The new politics must marry the twin virtues of unequal outcomes and equality of opportunity.
When too few get too much everybody loses.
Feminism is about women living their lives on their own terms, marshalling the resources of the society to make that possible, and men embracing this as vital to a successful society and their own liberation.
Can it be that striving for equality of opportunity however imperfect the process not only benefits the individual but also creates benefits for the society that are unintended but wonderful?
Economics must be a 'moral enterprise' as much as politics claims to be. Economic outcomes need to be framed in terms of right and wrong not just efficiency if only because these often align in surprising ways that are good for society and the economy.
My vision of Canada is that any Canadian child from a family of limited circumstance can expect to have a chance at lifetime of unlimited opportunities.
Free trade is a wonderful thing. Time and time again economists have proven that free trade creates enormous wealth for each country 'on the whole'. Historians have shown that free trade is usually associated with rising political, social and cultural liberty. The perennial problem is that free trade always creates tremendous disruption for thousands even millions of individuals often concentrated in one geography, and where the state is idle, not investing in best in class instruments of social justice, free trade can be a permanent ticket out of the middle class, down, not up.
Tax policy should be founded on the principle of generating steady tax revenues sufficient to maximise environmentally sustainable economic growth in order to fund fair government.
Public policy should be designed to decrease inequality before the law and increase equality of opportunity.
Capitalism is not the problem; the problem is what we do with capitalism.
Content is always more difficult to argue than conspiracy.
Let the state regulate and the market operate (most things).

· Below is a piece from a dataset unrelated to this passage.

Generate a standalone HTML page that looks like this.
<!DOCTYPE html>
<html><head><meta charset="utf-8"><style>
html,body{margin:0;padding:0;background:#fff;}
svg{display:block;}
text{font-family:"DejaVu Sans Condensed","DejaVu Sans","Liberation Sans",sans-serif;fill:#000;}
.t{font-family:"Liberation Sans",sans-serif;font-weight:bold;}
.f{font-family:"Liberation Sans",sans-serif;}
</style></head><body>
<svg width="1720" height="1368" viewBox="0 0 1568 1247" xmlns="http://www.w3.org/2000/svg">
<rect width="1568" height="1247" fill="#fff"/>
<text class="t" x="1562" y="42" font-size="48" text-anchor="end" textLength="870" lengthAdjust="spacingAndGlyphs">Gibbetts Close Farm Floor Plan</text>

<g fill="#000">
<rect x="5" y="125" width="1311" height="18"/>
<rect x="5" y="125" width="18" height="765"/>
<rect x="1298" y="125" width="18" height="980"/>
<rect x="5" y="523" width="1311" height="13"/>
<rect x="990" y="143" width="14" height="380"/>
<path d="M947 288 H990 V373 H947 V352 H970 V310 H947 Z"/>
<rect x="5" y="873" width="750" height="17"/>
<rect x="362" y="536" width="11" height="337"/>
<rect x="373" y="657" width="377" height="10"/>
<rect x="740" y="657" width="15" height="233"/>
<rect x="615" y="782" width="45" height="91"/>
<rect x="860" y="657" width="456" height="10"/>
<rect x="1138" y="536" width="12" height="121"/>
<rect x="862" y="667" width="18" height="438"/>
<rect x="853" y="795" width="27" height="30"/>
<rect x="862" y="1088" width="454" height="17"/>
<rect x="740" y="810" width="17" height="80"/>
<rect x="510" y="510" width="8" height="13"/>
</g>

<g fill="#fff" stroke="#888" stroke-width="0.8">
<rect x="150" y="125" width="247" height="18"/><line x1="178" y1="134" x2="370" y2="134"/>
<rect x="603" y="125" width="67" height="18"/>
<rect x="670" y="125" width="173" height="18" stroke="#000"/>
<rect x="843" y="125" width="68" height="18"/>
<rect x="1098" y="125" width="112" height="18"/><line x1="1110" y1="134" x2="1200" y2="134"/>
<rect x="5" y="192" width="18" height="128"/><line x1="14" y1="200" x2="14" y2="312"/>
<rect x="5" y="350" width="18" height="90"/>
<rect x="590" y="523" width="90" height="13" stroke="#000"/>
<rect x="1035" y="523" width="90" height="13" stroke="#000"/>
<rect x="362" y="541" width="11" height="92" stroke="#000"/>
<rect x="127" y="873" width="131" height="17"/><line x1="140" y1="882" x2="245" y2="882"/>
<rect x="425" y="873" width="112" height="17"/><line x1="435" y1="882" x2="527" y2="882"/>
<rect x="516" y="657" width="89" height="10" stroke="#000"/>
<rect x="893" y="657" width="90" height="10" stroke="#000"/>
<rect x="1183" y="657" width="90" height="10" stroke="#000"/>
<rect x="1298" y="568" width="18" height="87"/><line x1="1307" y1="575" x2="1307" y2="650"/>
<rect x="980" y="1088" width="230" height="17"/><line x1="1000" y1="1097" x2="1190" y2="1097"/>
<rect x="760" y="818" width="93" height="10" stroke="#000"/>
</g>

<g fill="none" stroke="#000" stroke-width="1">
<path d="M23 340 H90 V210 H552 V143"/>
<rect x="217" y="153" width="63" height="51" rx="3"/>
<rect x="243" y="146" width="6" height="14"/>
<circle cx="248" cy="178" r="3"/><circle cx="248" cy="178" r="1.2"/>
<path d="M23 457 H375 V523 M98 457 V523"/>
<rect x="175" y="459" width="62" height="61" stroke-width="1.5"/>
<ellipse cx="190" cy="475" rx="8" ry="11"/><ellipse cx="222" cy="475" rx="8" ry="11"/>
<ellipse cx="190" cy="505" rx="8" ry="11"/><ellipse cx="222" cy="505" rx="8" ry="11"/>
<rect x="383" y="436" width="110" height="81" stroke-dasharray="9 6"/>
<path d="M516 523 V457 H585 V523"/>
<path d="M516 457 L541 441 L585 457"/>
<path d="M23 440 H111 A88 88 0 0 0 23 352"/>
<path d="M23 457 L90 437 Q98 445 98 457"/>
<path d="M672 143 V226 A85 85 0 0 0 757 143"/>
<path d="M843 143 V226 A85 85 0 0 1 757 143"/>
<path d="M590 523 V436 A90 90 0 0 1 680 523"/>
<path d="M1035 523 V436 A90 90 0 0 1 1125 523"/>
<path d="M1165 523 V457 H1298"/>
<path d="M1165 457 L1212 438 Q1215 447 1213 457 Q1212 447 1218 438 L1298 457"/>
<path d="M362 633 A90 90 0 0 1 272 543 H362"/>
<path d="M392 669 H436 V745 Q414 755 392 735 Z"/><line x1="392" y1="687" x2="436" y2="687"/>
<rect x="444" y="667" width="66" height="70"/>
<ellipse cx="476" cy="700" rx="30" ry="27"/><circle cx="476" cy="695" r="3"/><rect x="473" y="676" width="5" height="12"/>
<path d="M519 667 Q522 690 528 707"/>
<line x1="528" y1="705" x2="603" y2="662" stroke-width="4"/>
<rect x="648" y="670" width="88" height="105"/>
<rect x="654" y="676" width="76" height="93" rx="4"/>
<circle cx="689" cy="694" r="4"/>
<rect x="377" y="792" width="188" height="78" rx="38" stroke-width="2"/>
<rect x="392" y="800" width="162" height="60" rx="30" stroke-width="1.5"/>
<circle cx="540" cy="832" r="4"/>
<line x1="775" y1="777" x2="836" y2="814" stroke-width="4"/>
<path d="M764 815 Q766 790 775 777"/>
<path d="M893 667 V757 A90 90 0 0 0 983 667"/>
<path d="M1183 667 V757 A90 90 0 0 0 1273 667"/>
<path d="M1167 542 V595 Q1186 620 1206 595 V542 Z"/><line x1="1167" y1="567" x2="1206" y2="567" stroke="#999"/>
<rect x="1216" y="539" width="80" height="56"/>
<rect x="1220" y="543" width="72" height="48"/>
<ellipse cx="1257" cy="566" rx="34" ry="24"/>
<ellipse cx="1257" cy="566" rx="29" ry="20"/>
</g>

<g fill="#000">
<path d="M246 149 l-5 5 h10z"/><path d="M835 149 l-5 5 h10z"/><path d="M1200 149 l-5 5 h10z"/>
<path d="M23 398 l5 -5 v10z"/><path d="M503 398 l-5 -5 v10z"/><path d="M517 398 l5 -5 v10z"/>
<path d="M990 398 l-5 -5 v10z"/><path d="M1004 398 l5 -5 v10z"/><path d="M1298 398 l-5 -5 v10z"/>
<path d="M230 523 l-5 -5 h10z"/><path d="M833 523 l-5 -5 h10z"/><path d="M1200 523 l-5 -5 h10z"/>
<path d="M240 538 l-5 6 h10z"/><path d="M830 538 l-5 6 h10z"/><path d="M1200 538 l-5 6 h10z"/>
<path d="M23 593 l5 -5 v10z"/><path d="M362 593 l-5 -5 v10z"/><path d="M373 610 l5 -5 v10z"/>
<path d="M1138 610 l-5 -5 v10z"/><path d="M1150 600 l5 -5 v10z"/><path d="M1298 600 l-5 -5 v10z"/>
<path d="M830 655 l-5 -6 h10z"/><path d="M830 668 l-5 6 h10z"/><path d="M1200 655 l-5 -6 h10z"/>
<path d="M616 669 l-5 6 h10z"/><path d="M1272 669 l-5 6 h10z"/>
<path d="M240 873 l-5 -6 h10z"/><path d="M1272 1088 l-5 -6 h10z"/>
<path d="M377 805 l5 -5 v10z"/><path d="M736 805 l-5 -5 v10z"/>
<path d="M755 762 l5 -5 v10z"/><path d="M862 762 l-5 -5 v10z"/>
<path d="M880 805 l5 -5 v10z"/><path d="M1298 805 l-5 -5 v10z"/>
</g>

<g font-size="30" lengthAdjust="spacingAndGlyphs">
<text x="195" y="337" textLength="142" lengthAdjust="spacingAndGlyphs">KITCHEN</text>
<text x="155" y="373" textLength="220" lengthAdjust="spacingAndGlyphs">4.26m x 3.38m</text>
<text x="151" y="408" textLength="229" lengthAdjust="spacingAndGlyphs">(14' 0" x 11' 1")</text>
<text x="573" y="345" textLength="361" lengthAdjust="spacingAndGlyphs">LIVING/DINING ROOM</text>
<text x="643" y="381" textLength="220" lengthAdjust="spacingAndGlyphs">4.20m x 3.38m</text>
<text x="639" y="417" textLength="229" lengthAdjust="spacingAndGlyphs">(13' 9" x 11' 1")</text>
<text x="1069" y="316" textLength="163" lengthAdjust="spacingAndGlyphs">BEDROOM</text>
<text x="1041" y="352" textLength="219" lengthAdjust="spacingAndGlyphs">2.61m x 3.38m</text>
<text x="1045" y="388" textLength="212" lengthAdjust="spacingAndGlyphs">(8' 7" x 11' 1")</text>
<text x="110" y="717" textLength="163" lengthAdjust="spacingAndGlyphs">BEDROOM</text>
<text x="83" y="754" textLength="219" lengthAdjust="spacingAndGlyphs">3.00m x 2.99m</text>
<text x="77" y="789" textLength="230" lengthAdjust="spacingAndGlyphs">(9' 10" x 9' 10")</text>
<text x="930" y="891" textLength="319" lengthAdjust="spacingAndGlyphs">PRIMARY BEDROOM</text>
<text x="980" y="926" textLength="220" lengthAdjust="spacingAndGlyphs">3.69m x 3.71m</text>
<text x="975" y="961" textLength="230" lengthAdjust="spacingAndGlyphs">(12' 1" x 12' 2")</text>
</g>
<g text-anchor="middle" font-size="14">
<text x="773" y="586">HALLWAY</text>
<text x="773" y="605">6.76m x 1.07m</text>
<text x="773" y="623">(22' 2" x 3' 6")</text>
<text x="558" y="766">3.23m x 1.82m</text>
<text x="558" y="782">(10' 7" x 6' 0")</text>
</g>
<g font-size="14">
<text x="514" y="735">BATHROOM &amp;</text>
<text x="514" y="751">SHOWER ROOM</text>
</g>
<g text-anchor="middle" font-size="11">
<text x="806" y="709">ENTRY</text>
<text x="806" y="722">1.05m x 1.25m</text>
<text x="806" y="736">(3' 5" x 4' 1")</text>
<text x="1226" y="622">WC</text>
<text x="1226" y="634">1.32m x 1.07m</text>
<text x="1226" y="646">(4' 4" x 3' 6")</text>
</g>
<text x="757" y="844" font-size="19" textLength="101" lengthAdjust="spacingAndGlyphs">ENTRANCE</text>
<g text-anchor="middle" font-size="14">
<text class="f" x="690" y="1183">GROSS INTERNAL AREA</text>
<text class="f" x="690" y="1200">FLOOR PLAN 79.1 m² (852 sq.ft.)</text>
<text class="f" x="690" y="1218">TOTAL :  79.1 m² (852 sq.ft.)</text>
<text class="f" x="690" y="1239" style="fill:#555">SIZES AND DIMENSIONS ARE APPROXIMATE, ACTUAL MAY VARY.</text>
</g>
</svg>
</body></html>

Welfare strategies are best designed as a hand up, not as a hand out.
Political debate should not be fact free fighting.
Explanation lasts longer than eloquence.
Always favour empowerment over dependency.
The most enduring public figures are embraced for the causes they fought for and not the concept of themselves they hoped others would remember them by.
Find your voice and don't be the echo of somebody else.
It is possible to operate on two different levels: the practical, cautious and conservative; and the realm of ideas, open, free, and radical.